(Task to complete)
Restate word for word the lines that begin the listing and end with the line holding "import pandas as pd".

(Dataset section)
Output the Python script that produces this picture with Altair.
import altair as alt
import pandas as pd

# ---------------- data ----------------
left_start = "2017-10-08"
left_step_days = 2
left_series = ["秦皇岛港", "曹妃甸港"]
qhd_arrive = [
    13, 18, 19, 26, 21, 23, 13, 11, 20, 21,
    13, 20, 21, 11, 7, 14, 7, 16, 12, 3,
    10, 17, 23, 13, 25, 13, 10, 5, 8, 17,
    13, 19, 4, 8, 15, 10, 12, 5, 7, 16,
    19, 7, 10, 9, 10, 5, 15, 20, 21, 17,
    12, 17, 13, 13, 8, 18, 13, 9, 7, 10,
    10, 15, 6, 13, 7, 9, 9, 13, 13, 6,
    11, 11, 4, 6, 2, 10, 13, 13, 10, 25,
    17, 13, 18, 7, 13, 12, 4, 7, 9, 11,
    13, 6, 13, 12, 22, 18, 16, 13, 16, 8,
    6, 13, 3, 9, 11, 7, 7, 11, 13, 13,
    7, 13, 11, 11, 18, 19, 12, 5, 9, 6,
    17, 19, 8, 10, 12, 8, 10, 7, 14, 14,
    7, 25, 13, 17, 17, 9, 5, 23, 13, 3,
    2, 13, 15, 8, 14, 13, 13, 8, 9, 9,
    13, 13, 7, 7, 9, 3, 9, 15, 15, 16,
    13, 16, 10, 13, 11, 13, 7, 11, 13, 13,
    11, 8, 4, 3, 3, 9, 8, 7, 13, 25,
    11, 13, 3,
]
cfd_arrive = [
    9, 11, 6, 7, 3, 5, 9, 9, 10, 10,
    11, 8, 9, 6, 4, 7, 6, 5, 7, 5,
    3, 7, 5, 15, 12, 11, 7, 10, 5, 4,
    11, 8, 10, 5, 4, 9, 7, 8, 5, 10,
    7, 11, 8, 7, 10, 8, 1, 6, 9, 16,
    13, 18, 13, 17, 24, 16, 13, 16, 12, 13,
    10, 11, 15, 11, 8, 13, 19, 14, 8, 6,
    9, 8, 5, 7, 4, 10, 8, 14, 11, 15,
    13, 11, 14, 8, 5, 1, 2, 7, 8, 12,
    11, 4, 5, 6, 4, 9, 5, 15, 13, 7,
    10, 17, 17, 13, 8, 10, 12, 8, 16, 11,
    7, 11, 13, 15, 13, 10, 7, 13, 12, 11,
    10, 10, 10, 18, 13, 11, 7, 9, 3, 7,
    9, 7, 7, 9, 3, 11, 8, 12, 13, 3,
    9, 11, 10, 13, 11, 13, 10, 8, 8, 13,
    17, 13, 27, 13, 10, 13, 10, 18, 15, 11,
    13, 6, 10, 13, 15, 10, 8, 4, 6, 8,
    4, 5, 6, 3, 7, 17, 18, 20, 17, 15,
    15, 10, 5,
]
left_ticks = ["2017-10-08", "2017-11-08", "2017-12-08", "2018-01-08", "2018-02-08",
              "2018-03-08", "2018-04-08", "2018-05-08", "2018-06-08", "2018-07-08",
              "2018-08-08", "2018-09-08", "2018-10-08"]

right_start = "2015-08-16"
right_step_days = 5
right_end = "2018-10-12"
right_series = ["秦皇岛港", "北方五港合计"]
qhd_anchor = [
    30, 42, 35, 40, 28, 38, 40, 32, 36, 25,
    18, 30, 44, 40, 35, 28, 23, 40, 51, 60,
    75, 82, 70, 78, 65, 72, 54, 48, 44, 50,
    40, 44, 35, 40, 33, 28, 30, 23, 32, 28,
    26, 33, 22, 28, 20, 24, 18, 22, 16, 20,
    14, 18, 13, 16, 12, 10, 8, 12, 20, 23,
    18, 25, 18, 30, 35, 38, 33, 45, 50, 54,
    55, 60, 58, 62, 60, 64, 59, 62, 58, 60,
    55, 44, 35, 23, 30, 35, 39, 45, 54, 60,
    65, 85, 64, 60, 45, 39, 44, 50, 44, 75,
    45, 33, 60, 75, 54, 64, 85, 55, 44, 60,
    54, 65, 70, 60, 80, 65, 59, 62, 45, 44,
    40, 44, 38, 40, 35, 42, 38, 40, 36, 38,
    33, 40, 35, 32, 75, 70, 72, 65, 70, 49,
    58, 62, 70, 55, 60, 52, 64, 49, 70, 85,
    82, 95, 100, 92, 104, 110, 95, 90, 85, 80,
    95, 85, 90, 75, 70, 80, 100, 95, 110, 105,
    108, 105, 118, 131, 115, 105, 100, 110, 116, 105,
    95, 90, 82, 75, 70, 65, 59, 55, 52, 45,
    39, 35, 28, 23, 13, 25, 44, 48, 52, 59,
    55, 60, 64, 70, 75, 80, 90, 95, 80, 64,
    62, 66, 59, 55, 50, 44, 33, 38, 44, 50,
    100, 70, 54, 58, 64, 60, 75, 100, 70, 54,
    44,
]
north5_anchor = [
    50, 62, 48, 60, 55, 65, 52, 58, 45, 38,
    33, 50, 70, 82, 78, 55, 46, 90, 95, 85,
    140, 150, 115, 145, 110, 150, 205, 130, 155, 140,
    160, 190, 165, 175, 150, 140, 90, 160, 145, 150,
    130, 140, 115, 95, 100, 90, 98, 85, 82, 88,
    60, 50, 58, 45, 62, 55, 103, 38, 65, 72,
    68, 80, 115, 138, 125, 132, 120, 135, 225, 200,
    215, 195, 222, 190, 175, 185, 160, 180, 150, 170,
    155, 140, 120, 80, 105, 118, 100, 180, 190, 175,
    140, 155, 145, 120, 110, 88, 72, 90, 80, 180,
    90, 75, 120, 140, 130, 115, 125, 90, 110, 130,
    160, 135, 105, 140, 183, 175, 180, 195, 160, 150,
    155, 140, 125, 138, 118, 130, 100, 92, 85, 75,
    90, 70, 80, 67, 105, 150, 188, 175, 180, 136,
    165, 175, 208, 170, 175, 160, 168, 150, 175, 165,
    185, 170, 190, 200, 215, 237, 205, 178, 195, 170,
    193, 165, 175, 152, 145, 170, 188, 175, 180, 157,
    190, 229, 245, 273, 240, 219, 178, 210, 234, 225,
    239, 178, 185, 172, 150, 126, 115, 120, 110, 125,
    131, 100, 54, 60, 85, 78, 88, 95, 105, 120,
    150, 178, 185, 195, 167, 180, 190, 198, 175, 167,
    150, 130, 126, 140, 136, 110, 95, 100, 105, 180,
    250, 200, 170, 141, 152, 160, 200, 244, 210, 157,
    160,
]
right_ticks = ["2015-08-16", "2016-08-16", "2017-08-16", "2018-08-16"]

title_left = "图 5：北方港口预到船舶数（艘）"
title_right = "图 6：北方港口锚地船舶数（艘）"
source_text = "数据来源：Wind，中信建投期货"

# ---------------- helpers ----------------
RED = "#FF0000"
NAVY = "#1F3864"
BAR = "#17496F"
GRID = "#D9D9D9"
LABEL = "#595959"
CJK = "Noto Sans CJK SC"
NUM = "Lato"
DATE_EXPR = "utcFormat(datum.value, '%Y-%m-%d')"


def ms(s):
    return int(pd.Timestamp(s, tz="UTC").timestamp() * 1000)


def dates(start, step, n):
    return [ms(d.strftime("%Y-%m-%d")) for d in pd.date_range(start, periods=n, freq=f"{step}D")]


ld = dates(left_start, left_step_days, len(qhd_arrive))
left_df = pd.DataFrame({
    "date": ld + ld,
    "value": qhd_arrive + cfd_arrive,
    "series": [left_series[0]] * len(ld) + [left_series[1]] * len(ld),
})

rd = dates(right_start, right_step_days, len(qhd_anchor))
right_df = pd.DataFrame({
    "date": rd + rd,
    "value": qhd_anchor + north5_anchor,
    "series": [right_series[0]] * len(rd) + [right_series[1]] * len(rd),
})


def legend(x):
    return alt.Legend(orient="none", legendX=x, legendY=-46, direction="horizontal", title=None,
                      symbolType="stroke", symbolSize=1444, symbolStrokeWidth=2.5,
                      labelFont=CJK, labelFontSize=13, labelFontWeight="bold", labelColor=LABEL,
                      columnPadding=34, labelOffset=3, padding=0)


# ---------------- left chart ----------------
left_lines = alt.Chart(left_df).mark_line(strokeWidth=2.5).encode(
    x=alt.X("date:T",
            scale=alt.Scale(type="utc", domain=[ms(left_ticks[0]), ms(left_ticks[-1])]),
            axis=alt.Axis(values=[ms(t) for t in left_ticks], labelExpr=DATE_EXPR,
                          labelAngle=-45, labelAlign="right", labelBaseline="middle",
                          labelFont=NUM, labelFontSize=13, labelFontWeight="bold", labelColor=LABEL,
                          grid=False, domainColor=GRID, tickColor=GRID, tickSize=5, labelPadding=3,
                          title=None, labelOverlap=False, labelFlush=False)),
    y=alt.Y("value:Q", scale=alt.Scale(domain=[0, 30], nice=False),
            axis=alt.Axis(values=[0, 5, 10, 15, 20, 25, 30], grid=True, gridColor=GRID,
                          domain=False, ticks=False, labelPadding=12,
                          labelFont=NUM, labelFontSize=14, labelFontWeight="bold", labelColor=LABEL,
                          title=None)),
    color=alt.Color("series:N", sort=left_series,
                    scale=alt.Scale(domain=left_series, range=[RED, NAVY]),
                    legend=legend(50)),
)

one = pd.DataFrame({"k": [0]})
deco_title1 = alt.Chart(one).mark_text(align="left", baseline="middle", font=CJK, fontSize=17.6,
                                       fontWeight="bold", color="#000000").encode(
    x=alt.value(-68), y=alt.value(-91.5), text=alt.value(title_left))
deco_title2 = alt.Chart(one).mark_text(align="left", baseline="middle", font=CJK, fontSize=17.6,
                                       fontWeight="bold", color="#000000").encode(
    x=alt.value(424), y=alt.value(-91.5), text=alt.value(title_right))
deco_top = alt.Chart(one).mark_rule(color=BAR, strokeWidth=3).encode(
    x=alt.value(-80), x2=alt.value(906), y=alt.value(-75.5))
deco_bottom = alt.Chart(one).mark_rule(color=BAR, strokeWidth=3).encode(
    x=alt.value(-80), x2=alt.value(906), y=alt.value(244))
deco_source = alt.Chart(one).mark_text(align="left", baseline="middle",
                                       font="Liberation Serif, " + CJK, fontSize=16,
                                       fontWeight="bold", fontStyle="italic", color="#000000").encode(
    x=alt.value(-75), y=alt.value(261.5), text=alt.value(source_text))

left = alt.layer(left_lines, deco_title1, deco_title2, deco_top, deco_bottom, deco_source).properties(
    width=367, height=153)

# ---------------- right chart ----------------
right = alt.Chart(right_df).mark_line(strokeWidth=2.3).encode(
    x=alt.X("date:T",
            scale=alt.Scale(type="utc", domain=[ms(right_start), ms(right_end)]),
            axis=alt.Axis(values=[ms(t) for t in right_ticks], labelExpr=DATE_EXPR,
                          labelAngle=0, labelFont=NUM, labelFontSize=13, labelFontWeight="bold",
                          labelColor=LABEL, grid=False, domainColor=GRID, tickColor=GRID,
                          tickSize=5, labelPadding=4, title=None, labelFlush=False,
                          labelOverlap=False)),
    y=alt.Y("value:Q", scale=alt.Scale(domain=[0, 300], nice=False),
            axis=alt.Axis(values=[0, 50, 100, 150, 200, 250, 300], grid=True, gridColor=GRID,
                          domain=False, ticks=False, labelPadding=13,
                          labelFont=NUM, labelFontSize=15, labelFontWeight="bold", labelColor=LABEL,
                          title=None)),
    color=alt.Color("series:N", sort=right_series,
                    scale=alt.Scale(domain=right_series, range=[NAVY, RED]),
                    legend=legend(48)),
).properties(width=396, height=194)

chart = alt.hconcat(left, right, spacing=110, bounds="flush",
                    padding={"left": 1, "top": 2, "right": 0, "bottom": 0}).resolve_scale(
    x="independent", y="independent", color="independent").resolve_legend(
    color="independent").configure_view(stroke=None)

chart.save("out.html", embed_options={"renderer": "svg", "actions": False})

(Answer in full)
Output the Python script that produces this picture with Altair.
import altair as alt
import pandas as pd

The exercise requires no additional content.